Today I went to Union Square and I said yes.
I said yes to something that made me uncomfortable. Something that felt right and my mind couldn’t figure out why. I went to a gathering of people that were going to hug black men as they walked by. My ego was screaming at me all of the reasons why I shouldn’t:
- This is crazy. Only hippies walk around “Giving free hugs” and telling strangers they loved them.
- This isn’t going to fix anything.
- This is New York City. People will not stop for you.
- I’m white. And I feel guilty for this.
Thank god I didn’t listen to my ego. It was personal and connected and well received.
I felt strange zeroing in on black men and approaching them, but it wasn’t about me. Over and over and over again black men and women were thanking us, shocked and surprised that we were being so bold. People lingered to smile and laugh with us, passing on the good vibes. I remember I approached one woman with two boys. She looked leery and thought I was trying to sell her something. I mustered my courage and said “We’re here because black lives matter. You and your sons are important.” She turned her oldest boy towards me and said “You better listen to her.” I looked him in the eyes and said with everything I had “Black men are important. You are important. May I hug you?” and what I was expecting to be awkward was the most amazing and sincere hug I have ever received. And that was only one of my many experiences.
Tonight I could not forget a missed opportunity. Last November I had written a speech about racism to share with my class at Brookhaven College in Dallas. I ended up skipping the day of the speeches and turned in a bogus essay on another topic. Here is the speech I had written and should have given:
I am going to make you really uncomfortable. I am going to say some things that I “shouldn’t” say. Is that okay?
This morning I got down on my knees to pray for each and every one of you. That I can remove myself and let love flow through me.
I am young. I am beautiful. I am a female. And I am white.
If I ignored the fact that I was privileged for being born this way, then I would be an idiot. White privilege is a thing. If what I am saying or am about to say angers you, write down your thoughts, throw them in the trash, and take a good look at yourself and why this triggers you.
I do not have a lot of time, and there are a million faces and instances for racism. Today I am going to talk about black people. In the name of Love, I want to eradicate three things from your vocabulary to make this world a better place.
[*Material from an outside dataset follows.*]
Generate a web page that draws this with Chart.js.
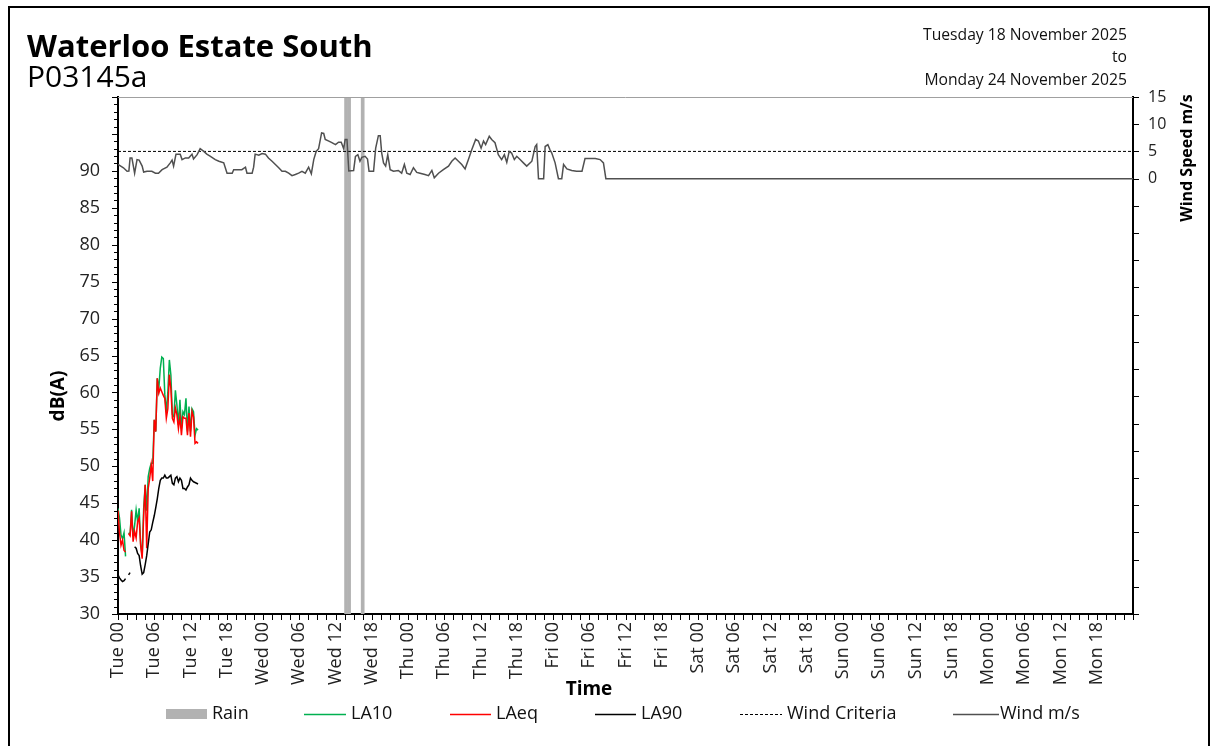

- “It’s okay, I have a black friend.”
If you are opening a story with this or ending one, you probably say things you shouldn’t. It’s not okay and that person is not your friend. This is not a statement of love. It is alienating to the “friend” you are claiming and it is not a cover to be an asshole.
2. “It’s just a word.”
We all know what word I’m talking about. You forget that words are the most dangerous weapon we have. They start wars, they scar, they kill. This word was invented out of hate and fear. It is never okay to say it. If someone else does, don’t fixate on it, move on. Do not allow it to be a norm coming out of YOUR mouth.
3. “People need to stop being so sensitive.”
I hear this one more often than any. We are not there yet. We are not equal. Black people do not have the same resources, time spent and opportunities that a white person does. I see this everyday. I say we should all be upset, we should all be hurt, we should all be angry.
President Obama says this “Change will not come if we wait for some other person or some other time. We are the ones we’ve been waiting for. We are the change that we seek.”
Racism isn’t always as extreme as Hitler or the KKK. Sometimes it’s not even about hate. It can be hidden as alienation, objectification and lack of action. Err on the side of sensitivity. If your comment or thought requires you to defend yourself, DO NOT SAY IT.
If you cannot feel the pain of black people and see the growth we need, then all I ask is that you keep your mouth shut and accept that words can cut deep. The best you can do is actually love someone. Love someone enough to start an uncomfortable conversation. Love someone enough to realize that we have a long way to go.